__AIM OF THE TASK__. Please repeat, exactly and with nothing added, the lines running from the line that contains "Write a Python" to the line that contains "from matplotlib.transforms import", both lines included.

__DATA ROWS__.
□ □ □

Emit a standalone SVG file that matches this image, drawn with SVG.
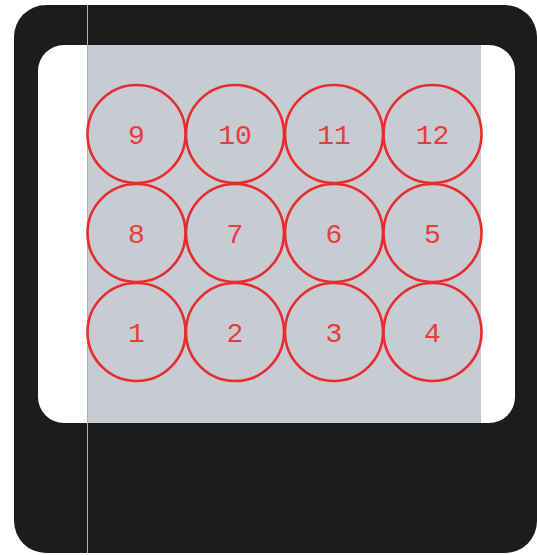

□ □ □

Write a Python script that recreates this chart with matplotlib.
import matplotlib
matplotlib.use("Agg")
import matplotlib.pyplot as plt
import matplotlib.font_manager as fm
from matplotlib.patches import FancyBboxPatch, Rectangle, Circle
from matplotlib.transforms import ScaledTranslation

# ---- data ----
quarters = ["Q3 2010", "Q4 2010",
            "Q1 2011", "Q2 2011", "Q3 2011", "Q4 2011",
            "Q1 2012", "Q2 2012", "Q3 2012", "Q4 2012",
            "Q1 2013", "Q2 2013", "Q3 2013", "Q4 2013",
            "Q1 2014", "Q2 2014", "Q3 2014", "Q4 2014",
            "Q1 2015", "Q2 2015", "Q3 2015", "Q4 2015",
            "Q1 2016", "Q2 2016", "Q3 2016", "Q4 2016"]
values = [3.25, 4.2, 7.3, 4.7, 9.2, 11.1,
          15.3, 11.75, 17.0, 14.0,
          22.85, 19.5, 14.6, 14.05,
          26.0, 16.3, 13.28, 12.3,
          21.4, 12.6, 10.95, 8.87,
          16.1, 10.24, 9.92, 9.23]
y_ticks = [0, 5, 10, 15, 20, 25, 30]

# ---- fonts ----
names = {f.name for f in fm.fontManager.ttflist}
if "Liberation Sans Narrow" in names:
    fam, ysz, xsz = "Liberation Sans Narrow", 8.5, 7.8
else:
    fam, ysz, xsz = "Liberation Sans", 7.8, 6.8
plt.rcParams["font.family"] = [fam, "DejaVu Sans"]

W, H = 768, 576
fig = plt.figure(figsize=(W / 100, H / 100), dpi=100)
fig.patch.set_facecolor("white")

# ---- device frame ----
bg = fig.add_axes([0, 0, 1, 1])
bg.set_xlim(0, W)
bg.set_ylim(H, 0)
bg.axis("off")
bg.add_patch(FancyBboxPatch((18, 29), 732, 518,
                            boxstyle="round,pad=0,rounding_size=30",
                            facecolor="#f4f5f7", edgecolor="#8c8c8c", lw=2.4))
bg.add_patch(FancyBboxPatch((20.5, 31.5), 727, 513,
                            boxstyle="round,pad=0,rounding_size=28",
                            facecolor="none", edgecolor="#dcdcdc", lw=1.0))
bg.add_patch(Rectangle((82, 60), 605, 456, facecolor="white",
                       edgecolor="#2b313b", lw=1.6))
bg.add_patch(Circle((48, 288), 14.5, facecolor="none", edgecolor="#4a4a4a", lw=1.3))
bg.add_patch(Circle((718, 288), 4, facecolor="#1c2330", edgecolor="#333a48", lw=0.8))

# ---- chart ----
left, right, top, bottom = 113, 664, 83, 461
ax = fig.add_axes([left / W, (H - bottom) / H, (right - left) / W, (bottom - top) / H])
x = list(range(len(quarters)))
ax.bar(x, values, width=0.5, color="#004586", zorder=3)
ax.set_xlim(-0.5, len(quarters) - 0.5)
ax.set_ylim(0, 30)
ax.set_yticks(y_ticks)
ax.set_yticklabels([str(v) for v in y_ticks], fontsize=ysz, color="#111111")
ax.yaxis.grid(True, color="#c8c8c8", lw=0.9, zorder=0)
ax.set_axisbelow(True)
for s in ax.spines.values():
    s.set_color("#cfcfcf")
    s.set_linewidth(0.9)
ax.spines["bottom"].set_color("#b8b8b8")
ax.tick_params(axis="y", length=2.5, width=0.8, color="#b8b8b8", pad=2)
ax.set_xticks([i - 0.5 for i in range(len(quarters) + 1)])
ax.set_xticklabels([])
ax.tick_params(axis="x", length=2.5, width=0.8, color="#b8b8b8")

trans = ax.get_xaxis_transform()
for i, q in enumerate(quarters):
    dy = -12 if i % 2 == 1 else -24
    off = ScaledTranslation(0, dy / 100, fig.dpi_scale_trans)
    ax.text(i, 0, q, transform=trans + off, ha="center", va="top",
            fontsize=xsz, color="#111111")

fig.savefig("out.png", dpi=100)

□ □ □

__TASK SOLUTION__.
Write a Python script that recreates this chart with matplotlib.
import matplotlib
matplotlib.use("Agg")
import matplotlib.pyplot as plt
import matplotlib.font_manager as fm
from matplotlib.patches import FancyBboxPatch, Rectangle, Circle
from matplotlib.transforms import ScaledTranslation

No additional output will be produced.